The Guide states, "In the US, the immediate effect of the reform was that investors moved cash out of variable net asset value prime funds and into constant net asset value government funds. The money market fund industry had expected USD 550 billion-USD 800 billion in assets to move from prime to government MMFs between announcement of reform in 2014 and its implementation in October 2016. Figures released by the SEC show that there were USD 1.7 trillion assets under management in prime funds in May 2014, when the reforms were announced, compared to USD 983 million in government funds. By the end of October 2016, these figures had changed to USD 562 million in prime funds and USD 2.2 trillion in government funds. Including tax-exempt funds, the total value of assets under management in all funds has remained about USD 3 trillion throughout this period."

It tells us, "The nature of this movement was anticipated for a number of reasons, not least the fact that many corporate treasury investment policies required the use of constant net asset value funds. Investors were also concerned about the potential imposition of a liquidity gate or fee. As a result, the spread between government and prime funds has widened to about 40 basis points, a significant level when the Fed's target interest rate is 0.75-1.00%. Corporate treasury practitioners will need to review their policies to check whether investment in floating, or variable, net asset value funds is permitted and in which circumstances it should be in the future."

In a sidebar on Money Market Fund Reform, AFP writes, "While the money market fund reforms introduced in the US in October 2016 and agreed by the EU in May 2017 have the same objective, there are some significant differences between the two.... There are two central parts to US money market fund reform: The restriction of constant net asset valuation (CNAV) to government and treasury money market funds. All other prime funds must report a variable net asset value (VNAV). The imposition of liquidity fees and redemption gates. A money market fund board can impose a liquidity fee of up to 2% if weekly liquid assets fall below 30%. If weekly liquid assets fall below 10%, a board is required to impose a liquidity fee of 1%, unless it determines that it is not in the best interests of the fund to do so. A board can also chose to impose a redemption gate (restrict redemptions from a fund) for any 10 out of 90 days if weekly liquid assets fall below 30%."

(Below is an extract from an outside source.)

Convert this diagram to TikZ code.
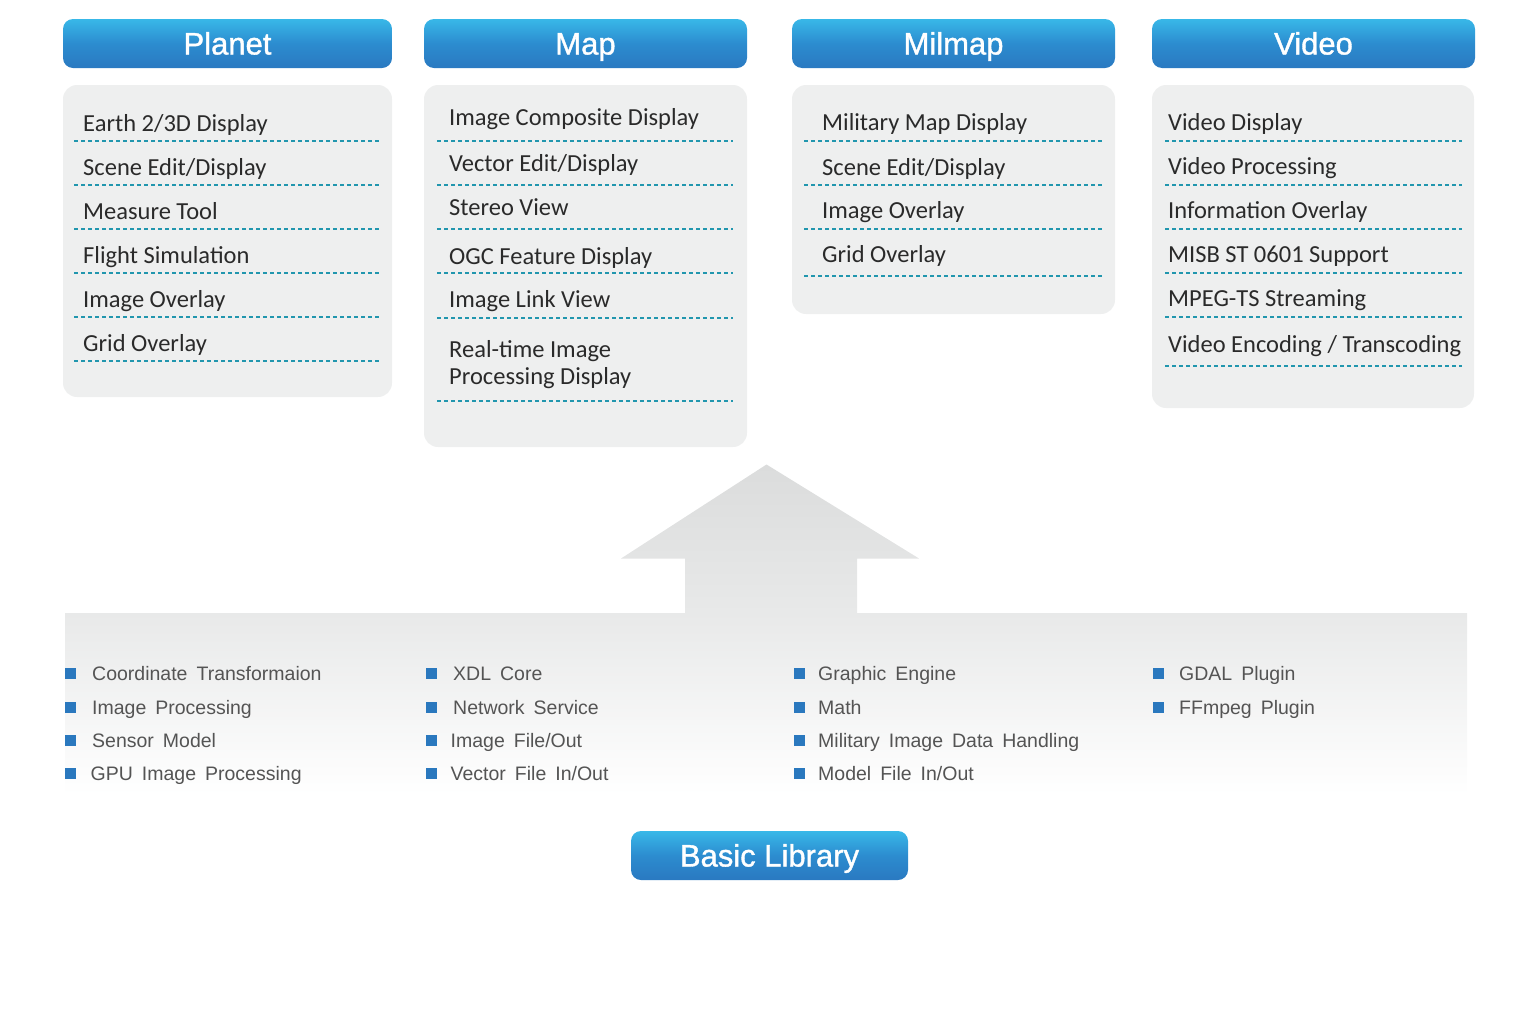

On European Union reform, they tell us, "The EU reforms were agreed in May 2017 and are likely to be introduced by the end of 2018. As with the US, there are two main elements to the reform: The introduction of a third category of fund, the low volatility net asset value (LVNAV) fund, alongside existing CNAV and VNAV funds. As in the US, post-reform, only government funds will be CNAV. The new LVNAV fund will be able to report a stable price, as long as the value does not move outside a 20 basis point collar. The LVNAV will be able to invest in similar assets to existing EU prime CNAV funds. Also as in the US, the EU reforms include the imposition of liquidity fees and redemption gates, although the application is slightly different, especially because they will apply to CNAV and LVNAV funds. The triggers for applying a gate or fee will be same as for US funds, although asset managers may choose between applying a gate or a fee or both.

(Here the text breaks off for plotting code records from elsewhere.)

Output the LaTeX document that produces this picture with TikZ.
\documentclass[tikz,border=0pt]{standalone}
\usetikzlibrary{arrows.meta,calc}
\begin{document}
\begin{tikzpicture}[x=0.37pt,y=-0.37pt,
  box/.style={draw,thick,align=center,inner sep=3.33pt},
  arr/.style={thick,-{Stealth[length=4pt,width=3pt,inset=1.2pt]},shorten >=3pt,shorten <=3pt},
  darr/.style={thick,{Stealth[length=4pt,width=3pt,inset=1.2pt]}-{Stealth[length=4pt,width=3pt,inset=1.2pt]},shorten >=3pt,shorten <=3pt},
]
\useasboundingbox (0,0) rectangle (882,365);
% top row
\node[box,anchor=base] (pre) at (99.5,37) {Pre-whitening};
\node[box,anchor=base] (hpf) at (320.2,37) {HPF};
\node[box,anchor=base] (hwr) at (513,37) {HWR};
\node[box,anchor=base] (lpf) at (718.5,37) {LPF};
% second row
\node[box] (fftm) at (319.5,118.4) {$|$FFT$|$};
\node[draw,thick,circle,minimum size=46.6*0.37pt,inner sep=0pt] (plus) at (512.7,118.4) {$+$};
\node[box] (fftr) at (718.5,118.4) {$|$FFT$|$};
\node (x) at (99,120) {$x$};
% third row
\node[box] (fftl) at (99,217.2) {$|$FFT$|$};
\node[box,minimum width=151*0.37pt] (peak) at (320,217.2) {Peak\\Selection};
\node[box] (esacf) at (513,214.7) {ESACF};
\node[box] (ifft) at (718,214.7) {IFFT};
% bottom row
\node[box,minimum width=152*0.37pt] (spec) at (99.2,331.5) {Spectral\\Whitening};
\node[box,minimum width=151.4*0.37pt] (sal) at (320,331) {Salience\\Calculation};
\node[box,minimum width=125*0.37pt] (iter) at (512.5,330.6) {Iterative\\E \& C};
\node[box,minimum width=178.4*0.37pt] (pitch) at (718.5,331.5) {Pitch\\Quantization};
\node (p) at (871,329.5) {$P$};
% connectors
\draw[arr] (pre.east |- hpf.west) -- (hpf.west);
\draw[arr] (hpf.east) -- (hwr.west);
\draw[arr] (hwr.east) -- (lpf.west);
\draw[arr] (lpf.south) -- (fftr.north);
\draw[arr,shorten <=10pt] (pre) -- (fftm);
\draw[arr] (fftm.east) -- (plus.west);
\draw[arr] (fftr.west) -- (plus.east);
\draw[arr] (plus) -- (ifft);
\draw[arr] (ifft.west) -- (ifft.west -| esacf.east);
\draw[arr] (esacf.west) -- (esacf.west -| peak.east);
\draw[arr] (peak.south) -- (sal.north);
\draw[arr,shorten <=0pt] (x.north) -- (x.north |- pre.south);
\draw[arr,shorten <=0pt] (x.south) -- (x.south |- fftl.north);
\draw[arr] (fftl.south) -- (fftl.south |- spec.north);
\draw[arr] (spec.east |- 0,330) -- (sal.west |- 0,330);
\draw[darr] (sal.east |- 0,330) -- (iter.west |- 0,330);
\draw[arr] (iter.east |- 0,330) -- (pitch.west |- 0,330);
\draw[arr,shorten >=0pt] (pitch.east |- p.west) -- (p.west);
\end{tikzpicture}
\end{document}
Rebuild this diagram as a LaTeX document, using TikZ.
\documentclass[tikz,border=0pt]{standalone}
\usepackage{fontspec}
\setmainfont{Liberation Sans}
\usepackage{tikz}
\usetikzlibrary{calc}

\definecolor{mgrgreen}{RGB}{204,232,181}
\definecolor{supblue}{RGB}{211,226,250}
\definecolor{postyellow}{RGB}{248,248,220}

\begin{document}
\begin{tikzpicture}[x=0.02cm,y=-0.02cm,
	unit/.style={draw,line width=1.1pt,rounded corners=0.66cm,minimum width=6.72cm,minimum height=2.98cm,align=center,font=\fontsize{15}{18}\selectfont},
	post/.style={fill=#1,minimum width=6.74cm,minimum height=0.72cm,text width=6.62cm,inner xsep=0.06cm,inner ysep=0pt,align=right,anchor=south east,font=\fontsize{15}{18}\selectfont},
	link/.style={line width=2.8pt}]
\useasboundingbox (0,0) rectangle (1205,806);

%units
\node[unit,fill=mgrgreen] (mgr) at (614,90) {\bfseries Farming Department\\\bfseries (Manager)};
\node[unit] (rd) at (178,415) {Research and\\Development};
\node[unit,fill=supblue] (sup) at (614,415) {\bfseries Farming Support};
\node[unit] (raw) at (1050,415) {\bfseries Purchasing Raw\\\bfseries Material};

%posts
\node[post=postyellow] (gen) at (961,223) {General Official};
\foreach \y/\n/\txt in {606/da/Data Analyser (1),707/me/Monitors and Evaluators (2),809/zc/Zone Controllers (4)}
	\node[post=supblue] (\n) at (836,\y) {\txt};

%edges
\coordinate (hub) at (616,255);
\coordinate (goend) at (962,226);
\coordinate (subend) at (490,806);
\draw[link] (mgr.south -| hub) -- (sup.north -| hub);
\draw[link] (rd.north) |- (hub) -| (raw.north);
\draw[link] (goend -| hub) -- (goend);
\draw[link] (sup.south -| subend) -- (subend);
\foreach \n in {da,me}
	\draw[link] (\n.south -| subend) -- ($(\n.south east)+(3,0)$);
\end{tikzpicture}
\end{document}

The piece quotes our Peter G. Crane, President & Publisher, Crane Data, "When EU regulations come into force, probably at the end of 2018, there will be some slight and subtle differences in the regulations between the EU and the US. These will not make life easier for investors using funds in both places.... One of the biggest pieces of advice to cash investors is to stay calm and to keep your options open. The last thing investors want to do is to ban the use of an investment and then find they need it."

In "Part Two: Setting and Executing an Investment Policy," the Guide comments, "This changing environment is leading many treasury practitioners to review their cash management. There are two stages. First, practitioners can assess whether they can obtain better visibility and understanding of their cash to be able to stratify it effectively. Next, treasurers can review their investment policy. For companies with existing policies, it may not be necessary to draft a completely new policy. However, it is worthwhile reviewing the existing policy to ensure it remains relevant and will allow the practitioner sufficient flexibility to act appropriately in different potential scenarios."

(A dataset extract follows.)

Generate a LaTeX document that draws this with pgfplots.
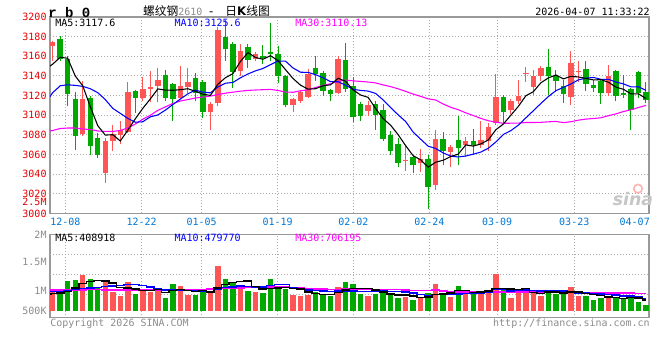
\documentclass[border=0pt]{standalone}
\usepackage{pgfplots}
\pgfplotsset{compat=1.18}
\usepackage{pgfplotstable}
\usepackage{fontspec}
\setmainfont{DejaVu Sans}
\setmonofont{DejaVu Sans Mono}
\newfontfamily\cjk{Noto Sans CJK SC}
\newfontfamily\lmono{Liberation Mono}
\definecolor{cred}{RGB}{255,85,85}
\definecolor{cgreen}{RGB}{0,168,0}
\definecolor{maB}{RGB}{0,0,255}
\definecolor{maM}{RGB}{255,0,255}
\definecolor{bord}{RGB}{153,153,153}
\definecolor{gridc}{RGB}{170,170,170}
\definecolor{ylab}{RGB}{230,0,0}
\definecolor{xlab}{RGB}{0,120,215}
\definecolor{glab}{RGB}{140,140,140}

\pgfplotstableread{
x o h l c
0 3170 3176 3155 3175
4 3081 3135 3079 3117
7 3041 3077 3031 3074
8 3074 3090 3064 3081
9 3080 3094 3071 3085
10 3083 3134 3082 3124
12 3118 3139 3115 3127
13 3127 3145 3113 3129
14 3130 3148 3113 3136
17 3118 3150 3117 3130
18 3129 3148 3123 3134
21 3103 3113 3085 3111
22 3112 3190 3109 3187
25 3145 3173 3140 3165
27 3157 3164 3155 3162
32 3110 3118 3103 3117
33 3115 3126 3112 3124
34 3119 3147 3118 3142
38 3123 3160 3122 3157
42 3104 3115 3099 3110
47 3053 3069 3043 3054
49 3051 3066 3042 3055
51 3029 3085 3024 3076
53 3063 3070 3047 3068
55 3070 3078 3057 3074
57 3070 3094 3067 3075
58 3074 3092 3064 3088
59 3092 3142 3090 3119
61 3105 3117 3101 3115
62 3114 3136 3111 3120
63 3142 3149 3134 3142.5
64 3129 3146 3121 3140
65 3140 3150 3135 3148
69 3119 3165 3110 3153
70 3144 3155 3134 3145
74 3123 3151 3120 3140
}\redc

\pgfplotstableread{
x o h l c
1 3178 3181 3155 3157
2 3157 3160 3109 3122
3 3117 3124 3065 3079
5 3118 3120 3060 3069
6 3077 3082 3056 3060
11 3125 3126 3102 3118
15 3141 3146 3114 3118
16 3132 3133 3094 3117
19 3138 3143 3114 3123
20 3134 3136 3097 3103
23 3180 3197 3155 3167
24 3173 3175 3128 3144
26 3169 3173 3148 3156
28 3160 3171 3152 3158
29 3164 3194 3155 3162
30 3162 3170 3133 3140
31 3140 3141 3108 3110
35 3148 3160 3135 3142
36 3143 3145 3120 3125
37 3126 3127 3114 3122
39 3156 3174 3124 3127
40 3130 3139 3093 3098
41 3111 3113 3094 3099
43 3111 3114 3085 3100
44 3105 3111 3074 3076
45 3080 3084 3060 3064
46 3071 3077 3047 3051
48 3058 3060 3041 3049
50 3055 3060 3005 3027
52 3076 3083 3049 3064
54 3075 3099 3049 3067
56 3074 3086 3060 3070
60 3119 3121 3092 3103
66 3149 3167 3121 3140
67 3140 3146 3124 3135
68 3130 3136 3112 3122
71 3147 3155 3125 3132
72 3131 3136 3124 3128
73 3135 3136 3111 3123
75 3145 3146 3115 3120
76 3121.5 3141 3118 3121
77 3127 3128 3085 3105
78 3144 3145 3118 3123
79 3124 3134 3112 3116
}\greenc

\pgfplotstableread{
x m5 m10 m30
-0.36 3150 3119 3083.9
0 3152 3123 3084.5
1 3159 3130 3086.5
2 3158 3131 3087
3 3140 3130.4 3087
4 3130.0 3129.4 3086
5 3108.8 3127 3085.5
6 3089.4 3123 3084
7 3079.8 3116 3083.5
8 3080.2 3107 3083.5
9 3073.8 3101.9 3084.5
10 3084.8 3096.8 3087
11 3096.4 3092.9 3091
12 3107.0 3093.4 3096
13 3116.6 3098.4 3100
14 3126.8 3100.3 3105
15 3125.6 3105.2 3108.5
16 3125.4 3110.9 3112
17 3126.0 3116.5 3114.5
18 3127.0 3121.8 3116
19 3124.4 3125.6 3117.5
20 3121.4 3123.5 3118.5
21 3120.2 3122.8 3119.5
22 3131.6 3128.8 3121
23 3138.2 3132.6 3122.5
24 3142.4 3133.4 3123.5
25 3154.8 3138.1 3124.5
26 3163.8 3142.0 3125.3
27 3158.8 3145.2 3125.7
28 3157.0 3147.6 3126
29 3160.6 3151.5 3126.3
30 3155.6 3155.2 3125.2
31 3146.4 3155.1 3123.6
32 3137.4 3148.1 3123.4
33 3130.6 3143.8 3124.9
34 3126.6 3143.6 3125.8
35 3127.0 3141.3 3128.2
36 3130.0 3138.2 3130.4
37 3131.0 3134.2 3132.0
38 3137.6 3134.1 3134.5
39 3134.6 3130.6 3135.9
40 3125.8 3126.4 3135.0
41 3120.6 3125.3 3134.4
42 3118.2 3124.6 3133.8
43 3106.8 3122.2 3132.9
44 3096.6 3115.6 3130.9
45 3089.8 3107.8 3129.1
46 3080.2 3100.4 3126.9
47 3069.0 3093.6 3124.3
48 3058.8 3082.8 3121.5
49 3054.6 3075.6 3119.2
50 3047.2 3068.5 3116.7
51 3052.2 3066.2 3115.5
52 3054.2 3061.6 3111.4
53 3058.0 3058.4 3108.1
54 3060.4 3057.5 3105.6
55 3069.8 3058.5 3102.5
56 3068.6 3060.4 3099.7
57 3070.8 3062.5 3096.8
58 3074.8 3066.4 3094.4
59 3085.2 3072.8 3093.0
60 3091.0 3080.4 3091.8
61 3100.0 3084.3 3091.9
62 3109.0 3089.9 3092.0
63 3119.8 3097.3 3092.6
64 3124.0 3104.6 3092.6
65 3133.0 3112.0 3092.8
66 3138.0 3119.0 3093.3
67 3141.0 3125.0 3093.7
68 3137.0 3128.4 3092.5
69 3139.6 3131.8 3093.4
70 3139.0 3136.0 3095.0
71 3137.4 3137.7 3096.1
72 3136.0 3138.5 3096.7
73 3136.2 3136.6 3097.4
74 3133.6 3136.6 3099.6
75 3128.6 3133.8 3101.4
76 3126.4 3131.9 3103.8
77 3121.8 3128.9 3105.5
78 3121.8 3129.0 3107.9
79 3117.0 3125.3 3110.0
}\mamain

\pgfplotstableread{
x v
0 995
4 1660
7 1349
8 884
9 698
10 1349
12 963
13 884
14 995
17 1149
18 730
21 856
22 2093
25 1088
27 884
32 730
33 698
34 730
38 1116
42 684
47 651
49 577
51 1242
53 651
55 916
57 916
58 809
59 1707
61 605
62 837
63 995
64 884
65 698
69 1088
70 698
74 684
}\redv

\pgfplotstableread{
x v
1 809
2 1395
3 1428
5 1474
6 1042
11 777
15 605
16 1242
19 730
20 884
23 1474
24 1302
26 930
28 837
29 1474
30 1149
31 1009
35 884
36 777
37 684
39 1335
40 1242
41 777
43 777
44 884
45 730
46 605
48 498
50 837
52 777
54 1149
56 763
60 963
66 963
67 777
68 777
71 684
72 498
73 605
75 577
76 530
77 730
78 391
79 265
}\greenv

\pgfplotstableread{
x v5 v10 v30
-0.36 780 885 960
0 790 890 962
1 830 900 965
2 900 930 968
3 1050 980 970
4 1257 1030 972
5 1353 1060 974
6 1400 1090 975
7 1391 1120 972
8 1282 1150 968
9 1089 1173 966
10 1064 1209 965
11 1011 1206 965
12 934 1162 966
13 934 1108 968
14 994 1042 970
15 845 955 972
16 938 975 975
17 975 955 978
18 944 939 980
19 891 942 985
20 947 896 990
21 870 904 1000
22 1059 1017 1012
23 1207 1076 1025
24 1322 1107 1040
25 1363 1155 1055
26 1377 1124 1068
27 1136 1097 1080
28 1008 1108 1090
29 1043 1182 1099
30 1055 1209 1105
31 1071 1224 1111
32 1040 1088 1089
33 1012 1010 1065
34 863 953 1034
35 810 933 1014
36 764 917 1005
37 755 897 983
38 838 925 991
39 959 911 1012
40 1031 921 1009
41 1031 897 1008
42 1031 893 999
43 963 901 996
44 873 916 992
45 770 901 996
46 736 883 975
47 729 880 958
48 674 818 950
49 612 743 945
50 634 702 944
51 761 749 957
52 786 758 913
53 817 745 885
54 931 772 880
55 947 790 875
56 851 806 869
57 879 833 870
58 911 864 869
59 1022 977 877
60 1032 989 871
61 1000 926 857
62 984 932 861
63 1021 966 871
64 857 940 876
65 804 918 870
66 875 938 876
67 863 924 879
68 820 921 868
69 861 859 860
70 861 832 841
71 805 840 838
72 749 806 832
73 715 767 826
74 634 747 820
75 610 735 814
76 579 692 812
77 625 687 815
78 582 649 811
79 499 566 801
}\mavol

\newcommand{\smallmono}{\fontsize{7.5}{8}\selectfont\ttfamily}

\begin{document}
\begin{tikzpicture}[x=1pt,y=1pt]
\useasboundingbox (0,0) rectangle (495,270);
\fill[white] (0,0) rectangle (495,270);

\pgfplotsset{
  kbase/.style={
    scale only axis, width=449.25pt,
    xmin=-0.36, xmax=79.4,
    axis line style={bord, line width=1.1pt},
    major tick length=0pt,
    xmajorgrids,
    grid style={gridc, dash pattern=on 0.75pt off 1.5pt, line width=0.75pt},
    xtick={1.68,11.85,19.84,29.96,40.03,50.15,59.17,69.45},
    yticklabel style={font=\smallmono, inner sep=0pt, xshift=-2.4pt},
    xticklabel style={font=\smallmono, text=xlab, inner sep=0pt, yshift=-3.4pt},
  },
  candle/.style 2 args={draw=none, no marks, error bars/.cd, y dir=plus, y explicit, error mark=none,
    error bar style={line width=#1, solid, draw=#2}, /pgfplots/.cd},
}

% ---------------- price panel ----------------
\begin{axis}[kbase,
  at={(37.5pt,109.875pt)}, anchor=south west, height=147.375pt,
  ymin=3000, ymax=3200,
  ytick={3000,3020,3040,3060,3080,3100,3120,3140,3160,3180,3200},
  yticklabels={3000,3020,3040,3060,3080,3100,3120,3140,3160,3180,3200},
  yticklabel style={text=ylab},
  ymajorgrids,
  xticklabels={12-08,12-22,01-05,01-19,02-02,02-24,03-09,03-23},
  extra x ticks={77.5}, extra x tick labels={04-07},
  extra x tick style={grid=none},
  extra y ticks={3011.5}, extra y tick labels={2.5M},
  extra y tick style={grid=none, tick label style={text=glab}},
]
% wicks
\addplot[candle={0.75pt}{cred}]
  table[x=x, y=l, y error plus expr={\thisrow{h}-\thisrow{l}}] {\redc};
\addplot[candle={0.75pt}{cgreen}]
  table[x=x, y=l, y error plus expr={\thisrow{h}-\thisrow{l}}] {\greenc};
% bodies
\addplot[candle={4.1pt}{cred}]
  table[x=x, y=o, y error plus expr={max(\thisrow{c}-\thisrow{o},1.2)}] {\redc};
\addplot[candle={4.1pt}{cgreen}]
  table[x=x, y=c, y error plus expr={max(\thisrow{o}-\thisrow{c},1.2)}] {\greenc};
% moving averages
\addplot[maM, line width=0.8pt, mark=none] table[x=x, y=m30] {\mamain};
\addplot[maB, line width=0.8pt, mark=none] table[x=x, y=m10] {\mamain};
\addplot[black, line width=0.8pt, mark=none] table[x=x, y=m5] {\mamain};
\end{axis}

% ---------------- volume panel ----------------
\begin{axis}[kbase,
  at={(37.5pt,31.725pt)}, anchor=south west, height=62.55pt,
  ymin=-326, ymax=3553,
  ytick={-14,916,2265,3550},
  yticklabels={500K,1M,1.5M,2M},
  yticklabel style={text=glab},
  xticklabels={},
  extra y ticks={730,1660,2591}, extra y tick labels={},
  extra y tick style={grid=major},
]
\addplot[ycomb, cred, line width=4.1pt, mark=none] table[x=x, y=v] {\redv};
\addplot[ycomb, cgreen, line width=4.1pt, mark=none] table[x=x, y=v] {\greenv};
\addplot[const plot mark mid, maM, line width=1.1pt, mark=none] table[x=x, y=v30] {\mavol};
\addplot[const plot mark mid, maB, line width=1.1pt, mark=none] table[x=x, y=v10] {\mavol};
\addplot[const plot mark mid, black, line width=1.1pt, mark=none] table[x=x, y=v5] {\mavol};
\end{axis}

% ---------------- texts ----------------
\node[anchor=west, inner sep=0pt, font=\lmono\bfseries\fontsize{10.5}{11}\selectfont] at (36,260.5) {r b 0};
\node[inner sep=0pt, font=\fontsize{8.8}{10}\selectfont] at (154.9,261.5)
  {{\cjk 螺纹钢}{\color{glab}\smallmono 2610}\hspace{5pt}-\hspace{9pt}{\cjk 日}\textbf{K}{\cjk 线图}};
\node[anchor=east, inner sep=0pt, font=\smallmono] at (487.5,261) {2026-04-07 11:33:22};

\node[anchor=west, inner sep=0pt, font=\smallmono, text=black] at (41.25,252.6) {MA5:3117.6};
\node[anchor=west, inner sep=0pt, font=\smallmono, text=maB] at (130.7,252.6) {MA10:3125.6};
\node[anchor=west, inner sep=0pt, font=\smallmono, text=maM] at (221.25,252.6) {MA30:3110.13};

\node[anchor=west, inner sep=0pt, font=\smallmono, text=black] at (41.25,91.7) {MA5:408918};
\node[anchor=west, inner sep=0pt, font=\smallmono, text=maB] at (130.7,91.7) {MA10:479770};
\node[anchor=west, inner sep=0pt, font=\smallmono, text=maM] at (221.25,91.7) {MA30:706195};

\node[anchor=west, inner sep=0pt, font=\smallmono, text=glab] at (37.5,27.5) {Copyright 2026 SINA.COM};
\node[anchor=east, inner sep=0pt, font=\smallmono, text=glab] at (487.5,27.5) {http://finance.sina.com.cn};

\draw[red!30, line width=1.2pt] (478.5,128.5) circle (3.2pt);
\node[inner sep=0pt, text=gray!45, font=\bfseries\itshape\fontsize{13}{13}\selectfont] at (474.75,120.5) {sina};
\end{tikzpicture}
\end{document}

It quotes John Donohue, Head of Global Liquidity at J.P. Morgan Asset Management, "Cash segmentation allows you to maximize return while making sure you have the cash at hand that you need." The piece also quotes `Ted Ufferfilge, Head of Global Short Term Fixed Income Product at J.P. Morgan Asset Management, "From our recent PeerView survey more than 70% of respondents can forecast their cash flows out for a month or longer. Just under half can forecast out a quarter or longer. The better your cash flow forecasts, the more efficient you can be at segmenting cash.... At certain asset under management levels, it is not worth replicating a money market fund in a separately managed account."

The report also quotes Peter Crane, "Since the reforms to US money market funds, asset managers have been required to disclose much more information about the instruments they use. Large investors need enough information to perform due diligence, but it is easy to get lost in the data. To paraphrase Ronald Reagan, look at yield, trust the market and then verify.... Increased disclosure requirements has not been extended to funds' investor bases. Understanding your fellow investors is important. How might they respond to a liquidity crisis?"

Finally, AFP's Guide concludes, "With interest rates starting to rise and new regulations being applied, now is a good time to review treasury investment policy. Improvements to treasury technology mean it is easier than ever before to achieve accurate visibility of cash, which in turn enables more effective cash position forecasting. Higher interest rates should mean treasurers should have greater opportunities to exploit, if they can stratify cash more effectively. A policy review should help a practitioner assess whether the policy is flexible enough to allow the company to take advantage of any such opportunities, as long as doing so reflects the company's tolerance for risk."